### Task data

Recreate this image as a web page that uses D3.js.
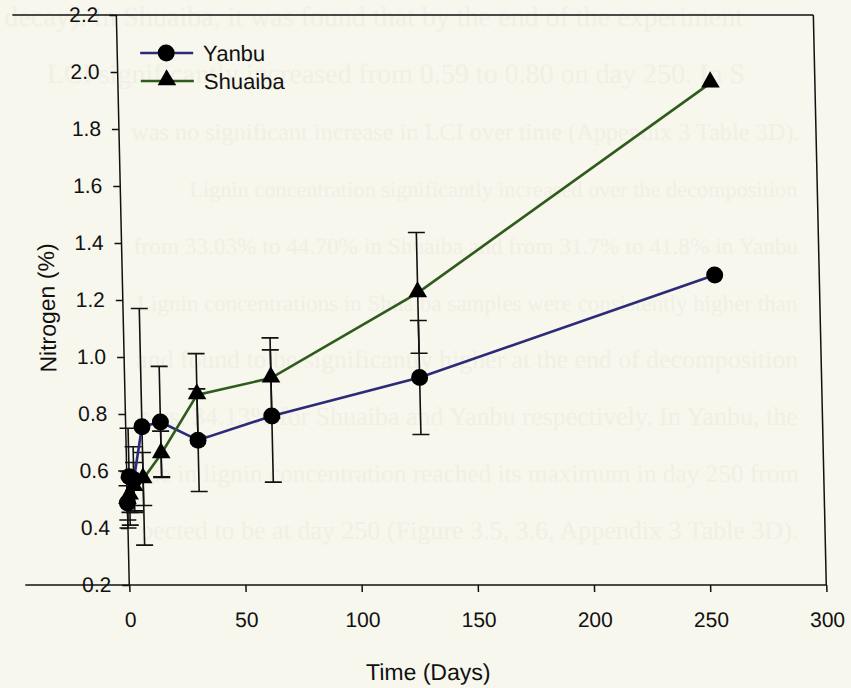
<!DOCTYPE html>
<html>
<head>
<meta charset="utf-8">
<script src="https://cdn.jsdelivr.net/npm/d3@7"></script>
<style>
body{margin:0;background:#f7f7ed;}
svg{display:block;}
</style>
</head>
<body>
<svg id="screen" width="851" height="688"></svg>
<script>
// sampling days and mean nitrogen (%) for both sites
var days = [0, 1, 3, 7, 15, 31, 63, 127, 255];
var yanbu = [0.488, 0.58, 0.57, 0.755, 0.772, 0.708, 0.793, 0.928, 1.288];
var yanbuErr = [0.06, 0.17, 0.115, 0.415, 0.195, 0.18, 0.232, 0.2, 0];
var shuaiba = [0.50, 0.515, 0.545, 0.572, 0.66, 0.867, 0.926, 1.225, 1.961];
var shuaibaErr = [0.1, 0.06, 0.085, 0.093, 0.08, 0.145, 0.141, 0.212, 0];

var xTicks = [0, 50, 100, 150, 200, 250, 300];
var yTicks = [0.2, 0.4, 0.6, 0.8, 1.0, 1.2, 1.4, 1.6, 1.8, 2.0, 2.2];

// faint page text showing through the scan
var pageText = [
  "decay). In Shuaiba, it was found that by the end of the experiment",
  "LCI significantly increased from 0.59 to 0.80 on day 250. In S",
  "was no significant increase in LCI over time (Appendix 3 Table 3D).",
  "Lignin concentration significantly increased over the decomposition",
  "from 33.03% to 44.70% in Shuaiba and from 31.7% to 41.8% in Yanbu",
  "Lignin concentrations in Shuaiba samples were consistently higher than",
  "and found to be significantly higher at the end of decomposition",
  "s vs. 34.13% for Shuaiba and Yanbu respectively. In Yanbu, the",
  "ase in lignin concentration reached its maximum in day 250 from",
  "pected to be at day 250 (Figure 3.5, 3.6, Appendix 3 Table 3D)."
];
var pageTextX = [4, 45, 128, 185, 128, 130, 128, 130, 128, 128];

var font = "'Liberation Sans', Arial, Helvetica, sans-serif";
var svg = d3.select("#screen");
svg.append("rect").attr("width", 851).attr("height", 688).attr("fill", "#f7f7ed");

// the scan is slightly sheared
var shear = Math.tan(1.3 * Math.PI / 180);
var g = svg.append("g").attr("transform", "skewX(1.3)");

g.selectAll(".page").data(pageText).enter().append("text")
  .attr("class", "page")
  .attr("x", function(d, i){ return pageTextX[i]; })
  .attr("y", function(d, i){ return 26 + i * 57; })
  .attr("font-family", "'Liberation Serif', 'DejaVu Serif', serif")
  .attr("font-size", 28)
  .attr("fill", "#f0f0e5")
  .text(function(d){ return d; })
  .each(function(d, i){
    // shrink long lines so they stay inside the page
    var room = 800 - pageTextX[i] - shear * (26 + i * 57);
    var w = this.getComputedTextLength();
    if (w > room) d3.select(this).attr("font-size", Math.floor(28 * room / w * 10) / 10);
  });

var x = d3.scaleLinear().domain([0, 300]).range([116, 813]);
var y = d3.scaleLinear().domain([0.2, 2.2]).range([585, 15]);

// frame lines (top and bottom run past the y axis like in the original)
var frame = g.append("g").attr("stroke", "#111").attr("stroke-width", 1.5).attr("fill", "none");
frame.append("line").attr("x1", 12).attr("x2", x(300)).attr("y1", y(2.2)).attr("y2", y(2.2));
frame.append("line").attr("x1", 12).attr("x2", x(300)).attr("y1", y(0.2)).attr("y2", y(0.2));
frame.append("line").attr("x1", x(300)).attr("x2", x(300)).attr("y1", y(2.2)).attr("y2", y(0.2));
frame.append("line").attr("x1", x(0)).attr("x2", x(0)).attr("y1", y(2.2)).attr("y2", y(0.2));

var yAxis = g.append("g").attr("transform", "translate(" + x(0) + ",0)")
  .call(d3.axisLeft(y).tickValues(yTicks).tickSize(7).tickSizeOuter(0).tickPadding(11).tickFormat(d3.format(".1f")));
var xAxis = g.append("g").attr("transform", "translate(0," + y(0.2) + ")")
  .call(d3.axisBottom(x).tickValues(xTicks).tickSize(7).tickSizeOuter(0).tickPadding(20));
[yAxis, xAxis].forEach(function(a){
  a.select(".domain").remove();
  a.selectAll("line").attr("stroke", "#111").attr("stroke-width", 1.5);
  a.selectAll("text").attr("font-family", font).attr("font-size", 21).attr("fill", "#111");
});

g.append("text").attr("x", 413).attr("y", 680).attr("text-anchor", "middle")
  .attr("font-family", font).attr("font-size", 23).attr("fill", "#111").text("Time (Days)");
g.append("text").attr("transform", "translate(48,308) rotate(-90)").attr("text-anchor", "middle")
  .attr("font-family", font).attr("font-size", 23).attr("fill", "#111").text("Nitrogen (%)");

var series = [
  {name: "Yanbu", values: yanbu, err: yanbuErr, color: "#2b2b7a", shape: "circle"},
  {name: "Shuaiba", values: shuaiba, err: shuaibaErr, color: "#2f5b1d", shape: "triangle"}
];

function points(s){
  return days.map(function(d, i){ return {day: d, v: s.values[i], e: s.err[i]}; });
}

var line = d3.line().x(function(d){ return x(d.day); }).y(function(d){ return y(d.v); });
var tri = d3.symbol().type(d3.symbolTriangle).size(150);

series.forEach(function(s){
  var pts = points(s);
  var eb = g.append("g").attr("stroke", "#111").attr("stroke-width", 1.6);
  pts.filter(function(d){ return d.e > 0; }).forEach(function(d){
    var cx = x(d.day);
    eb.append("line").attr("x1", cx).attr("x2", cx).attr("y1", y(d.v + d.e)).attr("y2", y(d.v - d.e));
    eb.append("line").attr("x1", cx - 8.5).attr("x2", cx + 8.5).attr("y1", y(d.v + d.e)).attr("y2", y(d.v + d.e));
    eb.append("line").attr("x1", cx - 8.5).attr("x2", cx + 8.5).attr("y1", y(d.v - d.e)).attr("y2", y(d.v - d.e));
  });
});

series.forEach(function(s){
  g.append("path").datum(points(s)).attr("d", line)
    .attr("fill", "none").attr("stroke", s.color).attr("stroke-width", 2.6);
});

series.forEach(function(s){
  var pts = points(s);
  if (s.shape == "circle") {
    g.selectAll(".c").data(pts).enter().append("circle")
      .attr("cx", function(d){ return x(d.day); }).attr("cy", function(d){ return y(d.v); })
      .attr("r", 8.5).attr("fill", "#000");
  } else {
    g.selectAll(".t").data(pts).enter().append("path")
      .attr("transform", function(d){ return "translate(" + x(d.day) + "," + (y(d.v) - 1) + ")"; })
      .attr("d", tri).attr("fill", "#000");
  }
});

// legend
var legend = g.append("g");
series.forEach(function(s, i){
  var ly = 53 + i * 28;
  legend.append("line").attr("x1", 139).attr("x2", 192).attr("y1", ly).attr("y2", ly)
    .attr("stroke", s.color).attr("stroke-width", 2.6);
  if (s.shape == "circle") {
    legend.append("circle").attr("cx", 165).attr("cy", ly).attr("r", 8.5).attr("fill", "#000");
  } else {
    legend.append("path").attr("transform", "translate(165," + (ly - 1) + ")").attr("d", tri).attr("fill", "#000");
  }
  legend.append("text").attr("x", 202).attr("y", ly).attr("dy", "0.35em")
    .attr("font-family", font).attr("font-size", 22).attr("fill", "#111").text(s.name);
});
</script>
</body>
</html>
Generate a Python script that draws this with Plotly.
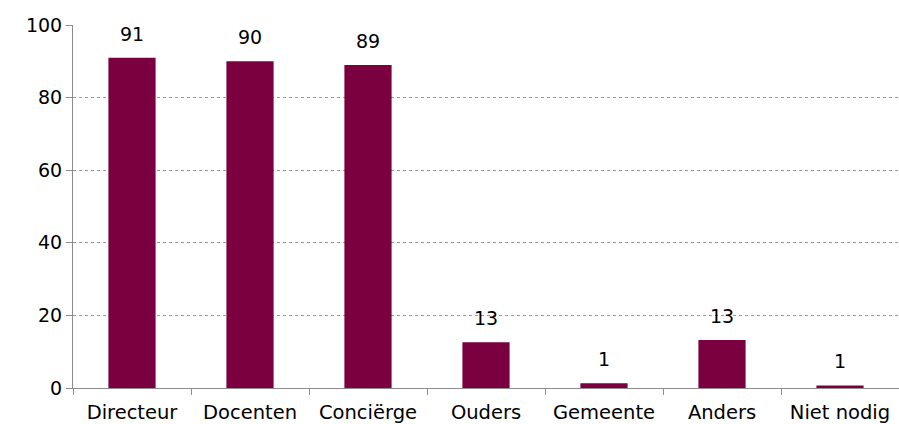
import plotly.graph_objects as go

categories = ["Directeur", "Docenten", "Conciërge", "Ouders", "Gemeente", "Anders", "Niet nodig"]
values = [91, 90, 89, 12.6, 1.3, 13.2, 0.7]
labels = ["91", "90", "89", "13", "1", "13", "1"]

BAR_COLOR = "#7B003F"
FONT = "DejaVu Sans"

fig = go.Figure()
fig.add_trace(go.Bar(
    x=categories,
    y=values,
    marker=dict(color=BAR_COLOR, line=dict(width=0)),
    width=0.4,
    hoverinfo="x+y",
))

for c, v, t in zip(categories, values, labels):
    fig.add_annotation(x=c, y=v, text=t, showarrow=False,
                       yshift=24, font=dict(family=FONT, size=19, color="#000"))

fig.update_layout(
    width=899,
    height=424,
    margin=dict(l=73, r=0, t=25, b=36),
    plot_bgcolor="white",
    paper_bgcolor="white",
    showlegend=False,
    font=dict(family=FONT, size=19, color="#000"),
    xaxis=dict(
        showline=True,
        linecolor="#8c8c8c",
        linewidth=1,
        ticks="outside",
        tickson="boundaries",
        ticklen=6,
        tickcolor="#8c8c8c",
        showgrid=False,
        ticklabelstandoff=7,
        tickfont=dict(family=FONT, size=19.5),
    ),
    yaxis=dict(
        range=[0, 100],
        dtick=20,
        showline=True,
        linecolor="#8c8c8c",
        linewidth=1,
        ticks="outside",
        ticklen=6,
        tickcolor="#8c8c8c",
        showgrid=True,
        gridcolor="#999999",
        griddash="dot",
        gridwidth=1,
        zeroline=False,
        tickfont=dict(family=FONT, size=19),
    ),
)

# page has a default body margin; drop it so the figure sits at the window corner
fig.write_html("out.html", config={"displayModeBar": False},
               post_script="document.body.style.margin='0';")
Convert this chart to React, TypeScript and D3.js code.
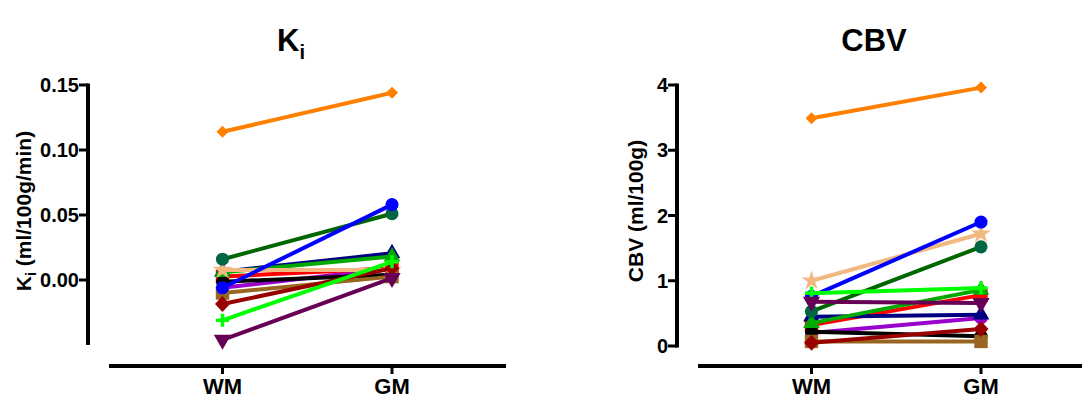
import React from "react";
import * as d3 from "d3";

// groups on the x axis
const groups = ["WM", "GM"];

// series: colour, marker, values for [WM, GM]
const seriesNames = ["s1", "s2", "s3", "s4", "s5", "s6", "s7", "s8", "s9", "s10", "s11", "s12", "s13"];
const lineColors = ["#9900cc", "#ff0000", "#000000", "#996622", "#000080", "#00aa00", "#f2b882", "#006600", "#0000ff", "#990000", "#00ff00", "#660055", "#ff8000"];
const markerColors = ["#9900cc", "#ff0000", "#000000", "#996622", "#000080", "#00aa00", "#f2b882", "#006644", "#0000ff", "#990000", "#00ff00", "#660055", "#ff8000"];
const markers = ["circle", "square", "circle", "square", "triangle", "triangle", "star", "circle", "circle", "diamond", "plus", "triangleDown", "diamondSmall"];

const kiValues: number[][] = [
  [-0.006, 0.009],
  [0.0026, 0.009],
  [-0.0013, 0.004],
  [-0.01, 0.0026],
  [0.0064, 0.0205],
  [0.006, 0.018],
  [0.0077, 0.0077],
  [0.016, 0.051],
  [-0.006, 0.058],
  [-0.0185, 0.009],
  [-0.031, 0.014],
  [-0.046, 0.0015],
  [0.114, 0.144],
];
const cbvValues: number[][] = [
  [0.2, 0.43],
  [0.32, 0.78],
  [0.22, 0.15],
  [0.07, 0.07],
  [0.45, 0.48],
  [0.35, 0.86],
  [1.0, 1.72],
  [0.53, 1.52],
  [0.76, 1.9],
  [0.05, 0.26],
  [0.81, 0.89],
  [0.68, 0.66],
  [3.49, 3.96],
];

const kiTicks = [0, 0.05, 0.1, 0.15];
const cbvTicks = [0, 1, 2, 3, 4];

const FONT = "'Liberation Sans', Arial, sans-serif";

function diamond(r: number, w: number): string {
  return `M0,${-r}L${w},0L0,${r}L${-w},0Z`;
}

function markerPath(kind: string): string {
  switch (kind) {
    case "circle": return d3.symbol(d3.symbolCircle, 135)()!;
    case "square": return d3.symbol(d3.symbolSquare, 180)()!;
    case "triangle": return d3.symbol(d3.symbolTriangle, 120)()!;
    case "triangleDown": return d3.symbol(d3.symbolTriangle, 130)()!;
    case "star": return d3.symbol(d3.symbolStar, 120)()!;
    case "diamond": return diamond(8, 7.5);
    case "diamondSmall": return diamond(6, 6);
    default: return "";
  }
}

function Marker({ kind, x, y, color }: { kind: string; x: number; y: number; color: string }) {
  if (kind === "plus") {
    return (
      <g transform={`translate(${x},${y})`} stroke={color} strokeWidth={3.5}>
        <line x1={-6.5} x2={6.5} y1={0} y2={0} />
        <line x1={0} x2={0} y1={-6.5} y2={6.5} />
      </g>
    );
  }
  const rot = kind === "triangleDown" ? " rotate(180)" : "";
  return <path d={markerPath(kind)} transform={`translate(${x},${y})${rot}`} fill={color} />;
}

type PanelProps = {
  left: number;
  values: number[][];
  domain: [number, number];
  ticks: number[];
  fmt: (v: number) => string;
  yLabel: React.ReactNode;
  title: React.ReactNode;
  titleX: number;
};

function Panel({ left, values, domain, ticks, fmt, yLabel, title, titleX }: PanelProps) {
  const axisX = left;
  const y = d3.scaleLinear().domain(domain).range([domain[0] < 0 ? 345 : 346, 85]);
  const x = d3.scalePoint<string>().domain(groups).range([axisX + 134.5, axisX + 304]);
  const xAxisStart = axisX + 21;
  const xAxisEnd = axisX + 418;
  const line = d3.line<[number, number]>().x(d => d[0]).y(d => d[1]);

  return (
    <g>
      <text x={titleX} y={51} textAnchor="middle" fontFamily={FONT} fontWeight="bold" fontSize={31}>{title}</text>

      {/* y axis */}
      <line x1={axisX} x2={axisX} y1={y.range()[1] - 1.5} y2={y.range()[0] + (domain[0] < 0 ? 0 : 1.5)} stroke="#000" strokeWidth={4} />
      {ticks.map(t => (
        <g key={t} transform={`translate(0,${y(t)})`}>
          <line x1={axisX - 9} x2={axisX} stroke="#000" strokeWidth={3} />
          <text x={axisX - 9} dy="0.36em" textAnchor="end" fontFamily={FONT} fontWeight="bold" fontSize={20}>{fmt(t)}</text>
        </g>
      ))}
      {yLabel}

      {/* x axis */}
      <line x1={xAxisStart} x2={xAxisEnd} y1={366} y2={366} stroke="#000" strokeWidth={4} />
      {groups.map(g => (
        <g key={g} transform={`translate(${x(g)},0)`}>
          <line y1={366} y2={374} stroke="#000" strokeWidth={3} />
          <text y={394} textAnchor="middle" fontFamily={FONT} fontWeight="bold" fontSize={22}>{g}</text>
        </g>
      ))}

      {/* series */}
      {seriesNames.map((name, i) => {
        const pts = values[i].map((v, j) => [x(groups[j])!, y(v)] as [number, number]);
        return (
          <g key={name}>
            <path d={line(pts)!} fill="none" stroke={lineColors[i]} strokeWidth={4} />
            {pts.map((p, j) => (
              <Marker key={j} kind={markers[i]} x={p[0]} y={p[1]} color={markerColors[i]} />
            ))}
          </g>
        );
      })}
    </g>
  );
}

export default function App() {
  return (
    <div style={{ position: "absolute", left: 0, top: 0 }}>
      <svg width={1082} height={401} style={{ display: "block", background: "#fff" }}>
        <Panel
          left={88}
          values={kiValues}
          domain={[-0.05, 0.15]}
          ticks={kiTicks}
          fmt={d3.format(".2f")}
          titleX={291}
          title={<>K<tspan fontSize={20} dy={8}>i</tspan></>}
          yLabel={
            <text transform="translate(31,211) rotate(-90)" textAnchor="middle" fontFamily={FONT} fontWeight="bold" fontSize={21}>
              K<tspan fontSize={14} dy={5}>i</tspan><tspan dy={-5}> (ml/100g/min)</tspan>
            </text>
          }
        />
        <Panel
          left={677}
          values={cbvValues}
          domain={[0, 4]}
          ticks={cbvTicks}
          fmt={d3.format("d")}
          titleX={874}
          title="CBV"
          yLabel={
            <text transform="translate(643,211) rotate(-90)" textAnchor="middle" fontFamily={FONT} fontWeight="bold" fontSize={21}>
              CBV (ml/100g)
            </text>
          }
        />
      </svg>
    </div>
  );
}
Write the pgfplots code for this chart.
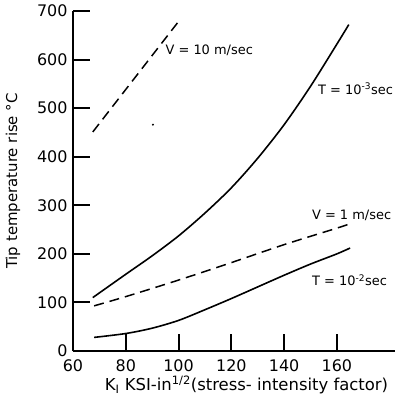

######

Your instructions =>
Transcribe the opening line of the listing above, please, and every line after it through the line with "1.8, 2.0, 2.2];", word for word, without pictures.

Output for this exercise =>
Recreate this image as a web page that uses D3.js.
<!DOCTYPE html>
<html>
<head>
<meta charset="utf-8">
<script src="https://cdn.jsdelivr.net/npm/d3@7"></script>
<style>
body{margin:0;background:#f7f7ed;}
svg{display:block;}
</style>
</head>
<body>
<svg id="screen" width="851" height="688"></svg>
<script>
// sampling days and mean nitrogen (%) for both sites
var days = [0, 1, 3, 7, 15, 31, 63, 127, 255];
var yanbu = [0.488, 0.58, 0.57, 0.755, 0.772, 0.708, 0.793, 0.928, 1.288];
var yanbuErr = [0.06, 0.17, 0.115, 0.415, 0.195, 0.18, 0.232, 0.2, 0];
var shuaiba = [0.50, 0.515, 0.545, 0.572, 0.66, 0.867, 0.926, 1.225, 1.961];
var shuaibaErr = [0.1, 0.06, 0.085, 0.093, 0.08, 0.145, 0.141, 0.212, 0];

var xTicks = [0, 50, 100, 150, 200, 250, 300];
var yTicks = [0.2, 0.4, 0.6, 0.8, 1.0, 1.2, 1.4, 1.6, 1.8, 2.0, 2.2];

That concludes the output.